EXERCISE DESCRIPTION:
Only the pictures are omitted; repeat all other data exactly.

═════ INFORMATION PROVIDED

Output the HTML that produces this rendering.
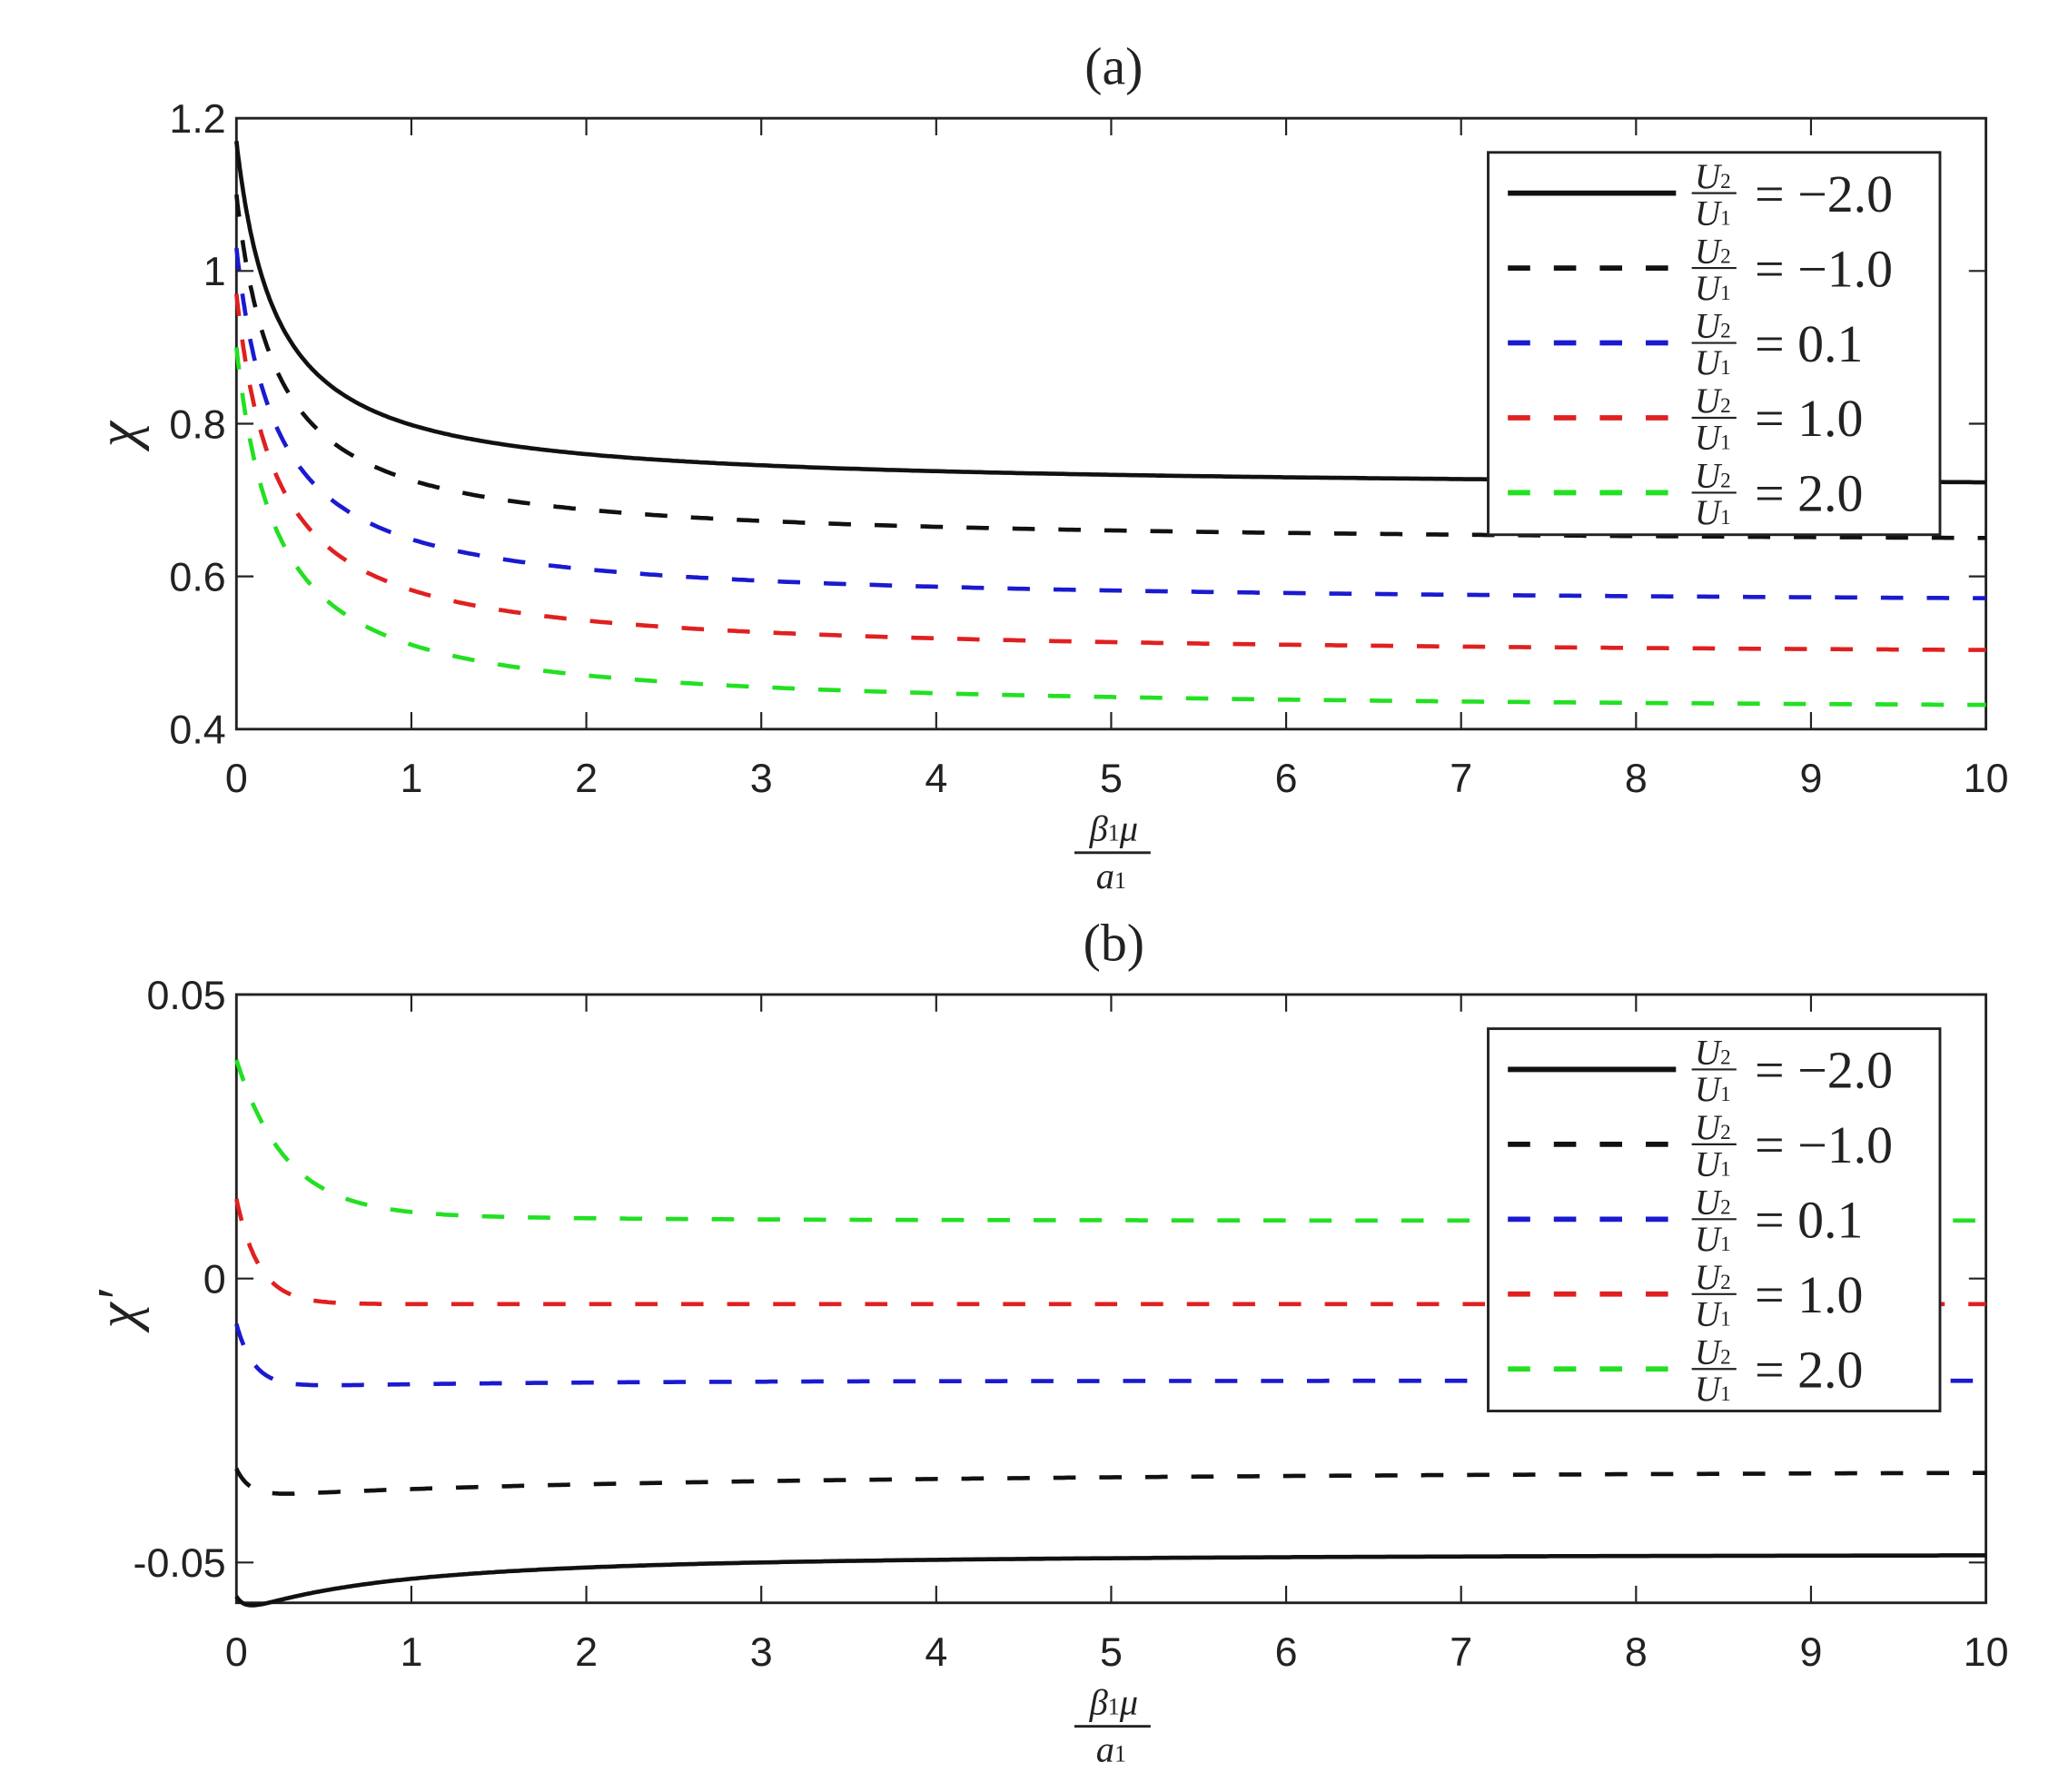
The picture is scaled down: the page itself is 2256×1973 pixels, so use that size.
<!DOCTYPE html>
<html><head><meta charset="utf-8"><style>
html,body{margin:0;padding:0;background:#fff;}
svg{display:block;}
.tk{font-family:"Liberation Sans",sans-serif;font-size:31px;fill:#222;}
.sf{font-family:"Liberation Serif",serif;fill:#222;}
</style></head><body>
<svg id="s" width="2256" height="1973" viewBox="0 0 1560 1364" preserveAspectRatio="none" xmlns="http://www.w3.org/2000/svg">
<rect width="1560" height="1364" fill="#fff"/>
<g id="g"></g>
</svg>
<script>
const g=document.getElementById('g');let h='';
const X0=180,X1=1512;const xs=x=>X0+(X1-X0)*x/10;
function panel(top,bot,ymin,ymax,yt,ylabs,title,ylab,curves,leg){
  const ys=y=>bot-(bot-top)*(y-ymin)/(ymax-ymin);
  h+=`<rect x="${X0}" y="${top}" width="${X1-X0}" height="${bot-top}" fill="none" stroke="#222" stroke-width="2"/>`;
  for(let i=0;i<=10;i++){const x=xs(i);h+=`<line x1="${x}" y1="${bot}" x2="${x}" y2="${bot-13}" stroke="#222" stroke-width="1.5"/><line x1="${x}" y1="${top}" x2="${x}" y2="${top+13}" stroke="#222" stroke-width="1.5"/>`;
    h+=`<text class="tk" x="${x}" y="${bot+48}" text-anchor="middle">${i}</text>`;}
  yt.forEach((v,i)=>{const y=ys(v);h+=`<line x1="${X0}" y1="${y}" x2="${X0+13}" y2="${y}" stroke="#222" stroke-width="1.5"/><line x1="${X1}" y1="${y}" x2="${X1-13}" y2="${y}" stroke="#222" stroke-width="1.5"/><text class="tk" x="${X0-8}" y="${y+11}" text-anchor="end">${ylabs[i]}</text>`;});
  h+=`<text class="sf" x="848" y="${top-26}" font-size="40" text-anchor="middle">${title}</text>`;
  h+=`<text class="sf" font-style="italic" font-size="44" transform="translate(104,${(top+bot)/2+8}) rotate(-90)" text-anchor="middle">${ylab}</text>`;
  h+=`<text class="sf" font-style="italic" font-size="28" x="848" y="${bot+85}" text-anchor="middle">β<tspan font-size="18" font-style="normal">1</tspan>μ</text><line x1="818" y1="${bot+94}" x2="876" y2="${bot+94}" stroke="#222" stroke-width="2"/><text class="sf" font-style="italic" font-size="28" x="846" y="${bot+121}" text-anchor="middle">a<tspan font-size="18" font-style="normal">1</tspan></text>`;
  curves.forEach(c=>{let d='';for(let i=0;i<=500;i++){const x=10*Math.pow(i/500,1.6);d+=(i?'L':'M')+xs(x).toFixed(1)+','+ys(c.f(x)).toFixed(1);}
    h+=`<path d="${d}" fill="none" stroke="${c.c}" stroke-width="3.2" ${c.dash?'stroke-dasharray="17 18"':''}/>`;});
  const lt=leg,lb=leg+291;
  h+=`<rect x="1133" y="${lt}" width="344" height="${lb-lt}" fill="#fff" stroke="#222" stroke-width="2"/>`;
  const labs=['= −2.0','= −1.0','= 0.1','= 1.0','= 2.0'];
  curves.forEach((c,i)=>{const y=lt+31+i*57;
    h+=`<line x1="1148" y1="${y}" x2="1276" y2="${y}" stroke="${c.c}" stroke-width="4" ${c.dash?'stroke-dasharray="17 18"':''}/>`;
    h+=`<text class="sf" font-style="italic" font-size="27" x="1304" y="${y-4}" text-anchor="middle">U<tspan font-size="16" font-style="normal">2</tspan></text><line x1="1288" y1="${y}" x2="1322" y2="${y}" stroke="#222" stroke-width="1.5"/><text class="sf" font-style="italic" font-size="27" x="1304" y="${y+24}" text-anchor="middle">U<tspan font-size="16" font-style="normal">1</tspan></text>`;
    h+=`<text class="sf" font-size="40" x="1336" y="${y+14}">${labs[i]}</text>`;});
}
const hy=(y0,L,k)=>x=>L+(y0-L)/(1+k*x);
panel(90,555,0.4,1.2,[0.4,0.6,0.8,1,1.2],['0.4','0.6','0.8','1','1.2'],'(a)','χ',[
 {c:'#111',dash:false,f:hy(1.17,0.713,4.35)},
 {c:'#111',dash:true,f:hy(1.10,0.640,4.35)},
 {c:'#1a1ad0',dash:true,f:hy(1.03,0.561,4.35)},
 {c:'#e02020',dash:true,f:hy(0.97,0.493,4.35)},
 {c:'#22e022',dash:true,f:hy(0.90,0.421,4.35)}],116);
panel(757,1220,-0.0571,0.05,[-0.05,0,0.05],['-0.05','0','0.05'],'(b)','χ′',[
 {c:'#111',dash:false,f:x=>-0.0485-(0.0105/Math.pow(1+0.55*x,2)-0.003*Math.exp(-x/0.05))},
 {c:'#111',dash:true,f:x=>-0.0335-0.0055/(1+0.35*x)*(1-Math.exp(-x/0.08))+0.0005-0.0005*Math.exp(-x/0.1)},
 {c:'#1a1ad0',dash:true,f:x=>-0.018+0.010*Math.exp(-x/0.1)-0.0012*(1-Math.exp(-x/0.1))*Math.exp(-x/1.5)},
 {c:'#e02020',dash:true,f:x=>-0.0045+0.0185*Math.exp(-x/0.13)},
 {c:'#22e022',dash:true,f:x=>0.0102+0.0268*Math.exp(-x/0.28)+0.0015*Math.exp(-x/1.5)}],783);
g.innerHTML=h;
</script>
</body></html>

══════════

REPLY:
Output the HTML that produces this rendering.
The picture is scaled down: the page itself is 2256×1973 pixels, so use that size.
<!DOCTYPE html>
<html><head><meta charset="utf-8"><style>
html,body{margin:0;padding:0;background:#fff;}
svg{display:block;}
.tk{font-family:"Liberation Sans",sans-serif;font-size:31px;fill:#222;}
.sf{font-family:"Liberation Serif",serif;fill:#222;}
</style></head><body>
<svg id="s" width="2256" height="1973" viewBox="0 0 1560 1364" preserveAspectRatio="none" xmlns="http://www.w3.org/2000/svg">
<rect width="1560" height="1364" fill="#fff"/>
<g id="g"></g>
</svg>
<script>
const g=document.getElementById('g');let h='';
const X0=180,X1=1512;const xs=x=>X0+(X1-X0)*x/10;
function panel(top,bot,ymin,ymax,yt,ylabs,title,ylab,curves,leg){
  const ys=y=>bot-(bot-top)*(y-ymin)/(ymax-ymin);
  h+=`<rect x="${X0}" y="${top}" width="${X1-X0}" height="${bot-top}" fill="none" stroke="#222" stroke-width="2"/>`;
  for(let i=0;i<=10;i++){const x=xs(i);h+=`<line x1="${x}" y1="${bot}" x2="${x}" y2="${bot-13}" stroke="#222" stroke-width="1.5"/><line x1="${x}" y1="${top}" x2="${x}" y2="${top+13}" stroke="#222" stroke-width="1.5"/>`;
    h+=`<text class="tk" x="${x}" y="${bot+48}" text-anchor="middle">${i}</text>`;}
  yt.forEach((v,i)=>{const y=ys(v);h+=`<line x1="${X0}" y1="${y}" x2="${X0+13}" y2="${y}" stroke="#222" stroke-width="1.5"/><line x1="${X1}" y1="${y}" x2="${X1-13}" y2="${y}" stroke="#222" stroke-width="1.5"/><text class="tk" x="${X0-8}" y="${y+11}" text-anchor="end">${ylabs[i]}</text>`;});
  h+=`<text class="sf" x="848" y="${top-26}" font-size="40" text-anchor="middle">${title}</text>`;
  h+=`<text class="sf" font-style="italic" font-size="44" transform="translate(104,${(top+bot)/2+8}) rotate(-90)" text-anchor="middle">${ylab}</text>`;
  h+=`<text class="sf" font-style="italic" font-size="28" x="848" y="${bot+85}" text-anchor="middle">β<tspan font-size="18" font-style="normal">1</tspan>μ</text><line x1="818" y1="${bot+94}" x2="876" y2="${bot+94}" stroke="#222" stroke-width="2"/><text class="sf" font-style="italic" font-size="28" x="846" y="${bot+121}" text-anchor="middle">a<tspan font-size="18" font-style="normal">1</tspan></text>`;
  curves.forEach(c=>{let d='';for(let i=0;i<=500;i++){const x=10*Math.pow(i/500,1.6);d+=(i?'L':'M')+xs(x).toFixed(1)+','+ys(c.f(x)).toFixed(1);}
    h+=`<path d="${d}" fill="none" stroke="${c.c}" stroke-width="3.2" ${c.dash?'stroke-dasharray="17 18"':''}/>`;});
  const lt=leg,lb=leg+291;
  h+=`<rect x="1133" y="${lt}" width="344" height="${lb-lt}" fill="#fff" stroke="#222" stroke-width="2"/>`;
  const labs=['= −2.0','= −1.0','= 0.1','= 1.0','= 2.0'];
  curves.forEach((c,i)=>{const y=lt+31+i*57;
    h+=`<line x1="1148" y1="${y}" x2="1276" y2="${y}" stroke="${c.c}" stroke-width="4" ${c.dash?'stroke-dasharray="17 18"':''}/>`;
    h+=`<text class="sf" font-style="italic" font-size="27" x="1304" y="${y-4}" text-anchor="middle">U<tspan font-size="16" font-style="normal">2</tspan></text><line x1="1288" y1="${y}" x2="1322" y2="${y}" stroke="#222" stroke-width="1.5"/><text class="sf" font-style="italic" font-size="27" x="1304" y="${y+24}" text-anchor="middle">U<tspan font-size="16" font-style="normal">1</tspan></text>`;
    h+=`<text class="sf" font-size="40" x="1336" y="${y+14}">${labs[i]}</text>`;});
}
const hy=(y0,L,k)=>x=>L+(y0-L)/(1+k*x);
panel(90,555,0.4,1.2,[0.4,0.6,0.8,1,1.2],['0.4','0.6','0.8','1','1.2'],'(a)','χ',[
 {c:'#111',dash:false,f:hy(1.17,0.713,4.35)},
 {c:'#111',dash:true,f:hy(1.10,0.640,4.35)},
 {c:'#1a1ad0',dash:true,f:hy(1.03,0.561,4.35)},
 {c:'#e02020',dash:true,f:hy(0.97,0.493,4.35)},
 {c:'#22e022',dash:true,f:hy(0.90,0.421,4.35)}],116);
panel(757,1220,-0.0571,0.05,[-0.05,0,0.05],['-0.05','0','0.05'],'(b)','χ′',[
 {c:'#111',dash:false,f:x=>-0.0485-(0.0105/Math.pow(1+0.55*x,2)-0.003*Math.exp(-x/0.05))},
 {c:'#111',dash:true,f:x=>-0.0335-0.0055/(1+0.35*x)*(1-Math.exp(-x/0.08))+0.0005-0.0005*Math.exp(-x/0.1)},
 {c:'#1a1ad0',dash:true,f:x=>-0.018+0.010*Math.exp(-x/0.1)-0.0012*(1-Math.exp(-x/0.1))*Math.exp(-x/1.5)},
 {c:'#e02020',dash:true,f:x=>-0.0045+0.0185*Math.exp(-x/0.13)},
 {c:'#22e022',dash:true,f:x=>0.0102+0.0268*Math.exp(-x/0.28)+0.0015*Math.exp(-x/1.5)}],783);
g.innerHTML=h;
</script>
</body></html>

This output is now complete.